Lawmakers Fight New Student Loan Rate Formula

Moving to keep banks in the government-guaranteed student lending program, Congress is pressuring the Clinton administration to change the way interest rates will soon be calculated.

Several House Banking Committee members are expected to kick off their campaign today by asking fellow lawmakers to alter a new interest rate formula that would cut student lenders' returns.

Set to take effect July 1, the new formula is expected to cost student lenders $260 million a year.

"The new index can result in a greater likelihood that the program will become unprofitable at certain points in the business cycle," Rep. Paul Kanjorski, D-Pa., warned in a letter to members of the House Education Committee, which is expected to take up the issue later this month. "The result could be a shutdown of the guarantee delivery system."

The bipartisan letter was signed by nine Banking Committee members including Reps. Bill McCollum, R-Fla., Richard Baker, R-La., John LaFalce, D-N.Y., and Bruce Vento, D-Minn.

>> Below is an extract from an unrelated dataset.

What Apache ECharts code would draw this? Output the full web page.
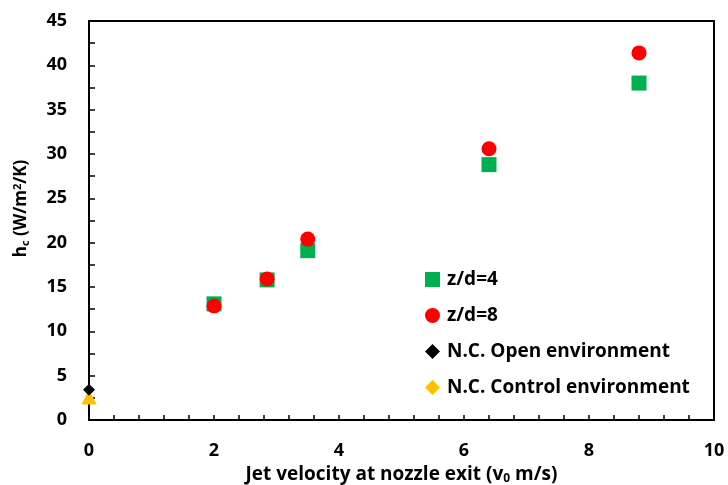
<!DOCTYPE html>
<html>
<head>
<meta charset="utf-8">
<script src="https://cdn.jsdelivr.net/npm/echarts@6/dist/echarts.min.js"></script>
<style>
html,body{margin:0;padding:0;background:#fff;}
#chart{width:728px;height:485px;}
</style>
</head>
<body>
<div id="chart"></div>
<script>
// Jet velocity (m/s) and convective heat transfer coefficient (W/m2/K)
const velocity = [2.0, 2.85, 3.5, 6.4, 8.8];
const hcZd4 = [13.1, 15.8, 19.1, 28.8, 38.0];
const hcZd8 = [12.85, 15.9, 20.4, 30.6, 41.4];
const hcOpen = [[0, 3.4]];
const hcControl = [[0, 2.6]];
const seriesNames = ['z/d=4', 'z/d=8', 'N.C. Open environment', 'N.C. Control environment'];

const font = '"Open Sans", Lato, sans-serif';
const chart = echarts.init(document.getElementById('chart'));

chart.setOption({
  backgroundColor: '#fff',
  animation: false,
  grid: {
    left: 89, right: 14, top: 21, bottom: 65,
    outerBoundsMode: 'none',
    show: true, borderColor: '#000', borderWidth: 2, backgroundColor: 'transparent'
  },
  legend: {
    left: 420, top: 265,
    orient: 'vertical',
    itemGap: 17,
    itemWidth: 15, itemHeight: 15,
    textStyle: { fontFamily: font, fontWeight: 'bold', fontSize: 19, color: '#000', padding: [0, 0, 0, 2] },
    data: [
      { name: seriesNames[0], icon: 'rect' },
      { name: seriesNames[1], icon: 'circle' },
      { name: seriesNames[2], icon: 'diamond' },
      { name: seriesNames[3], icon: 'diamond' }
    ]
  },
  xAxis: {
    type: 'value', min: 0, max: 10, interval: 2,
    axisLine: { show: true, lineStyle: { color: '#000', width: 2 } },
    axisTick: { show: true, inside: true, length: 5, lineStyle: { color: '#000', width: 1.5 } },
    minorTick: { show: true, splitNumber: 5, length: 5, lineStyle: { color: '#000', width: 1.5 } },
    splitLine: { show: false },
    axisLabel: { fontFamily: font, fontWeight: 'bold', fontSize: 18, color: '#000', margin: 22 },
    name: 'Jet velocity at nozzle exit (v{sub|0} m/s)',
    nameLocation: 'middle', nameGap: 43,
    nameTextStyle: {
      fontFamily: font, fontWeight: 'bold', fontSize: 19, color: '#000',
      rich: { sub: { fontFamily: font, fontWeight: 'bold', fontSize: 12, color: '#000', verticalAlign: 'bottom', padding: [9, 0, 0, 0] } }
    }
  },
  yAxis: {
    type: 'value', min: 0, max: 45, interval: 5,
    axisLine: { show: true, lineStyle: { color: '#000', width: 2 } },
    axisTick: { show: true, inside: true, length: 6, lineStyle: { color: '#000', width: 1.5 } },
    minorTick: { show: true, splitNumber: 2, length: 6, lineStyle: { color: '#000', width: 1.5 } },
    splitLine: { show: false },
    axisLabel: { fontFamily: font, fontWeight: 'bold', fontSize: 18, color: '#000', margin: 22 },
    name: 'h{sub|c} (W/m{sup|2}/K)',
    nameLocation: 'middle', nameGap: 58, nameRotate: 90,
    nameTextStyle: {
      fontFamily: font, fontWeight: 'bold', fontSize: 17, color: '#000',
      padding: [0, 0, 0, 24],
      rich: {
        sub: { fontFamily: font, fontWeight: 'bold', fontSize: 11, color: '#000', padding: [8, 0, 0, 0] },
        sup: { fontFamily: font, fontWeight: 'bold', fontSize: 11, color: '#000', padding: [0, 0, 8, 0] }
      }
    }
  },
  series: [
    {
      name: seriesNames[0], type: 'scatter', symbol: 'rect', symbolSize: 15,
      itemStyle: { color: '#00B050', opacity: 1 },
      data: velocity.map((v, i) => [v, hcZd4[i]]), z: 2
    },
    {
      name: seriesNames[1], type: 'scatter', symbol: 'circle', symbolSize: 15,
      itemStyle: { color: '#FF0000', opacity: 1 },
      data: velocity.map((v, i) => [v, hcZd8[i]]), z: 3
    },
    {
      name: seriesNames[3], type: 'scatter', symbol: 'triangle', symbolSize: 15,
      itemStyle: { color: '#FFC000', opacity: 1 },
      data: hcControl, z: 4
    },
    {
      name: seriesNames[2], type: 'scatter', symbol: 'diamond', symbolSize: 12,
      itemStyle: { color: '#000', opacity: 1 },
      data: hcOpen, z: 5
    }
  ]
});
</script>
</body>
</html>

Senate Budget Committee Chairman Pete Domenici weighed in last week, urging Treasury Secretary Robert E. Rubin to intervene. He said the new formula will cause student lenders to go out of business.

As of July 1, banks will have to peg interest rates on newly originated student loans to 10-year Treasury bonds instead of 3-month notes. In addition nearly eliminating the spread on student loans, the change is expected to increase the amount of interest rate risk lenders must bear and damage the market for student loan securities.

The new interest formula was passed in 1993 as part of the law that created the President's direct student lending program. The new scheme was intended to cut student borrowing costs.

Little attention was paid to the impact on private lenders because administration officials expected the direct lending program to dominate the market by the time the formula took affect.

But private lenders still supply 70% of the $34 billion in student loans. And a mass exodus by banks could wreak havoc on many students' plans to enter college this fall.

"There will be big problems if this isn't fixed," said Randy M. Behm, director of Key Education Resources, which manages Key Bank's student lending operation. "There are going to be lenders leaving the business."

Bill Hoefling, executive vice president at Chase Manhattan Bank, the largest private student loan provider, said the government could not takeover the entire student loan market.

Though the Clinton administration recognizes the problem, it has not suggested a solution. Mr. Rubin said last week that Treasury officials are studying the issue and will not have report for a "month or two."

The foot-dragging has exasperated lawmakers, who will take up reauthorization of higher education funding later this month. They do not want to be seen, particularly during an election year, as siding with lenders without administration support.

House Education Committee Chairman Bill Goodling complained that the Treasury Department is withholding a draft of its report on the interest rate dilemma. "Any information in the hands of the Treasury Department should not be withheld from the Congress for any reason," he wrote in a letter to Mr. Rubin last month.

But administration officials insist that they are still trying to work out a solution that will keep banks in the business and cut students' costs.

"We've been waiting for proposals from the industry, but they have not been forthcoming with suggestions that will secure a lower rate," said Robert Shireman, senior policy adviser at the National Economic Council.

But industry officials say a number of acceptable proposals have been made. The most prominent, being pushed by Sallie Mae, would price loans at 2.7% above the one-month commercial paper rate. "This would guarantee a profit for lenders and still reduce costs to students," said Paul Carey, Sallie Mae's executive vice president.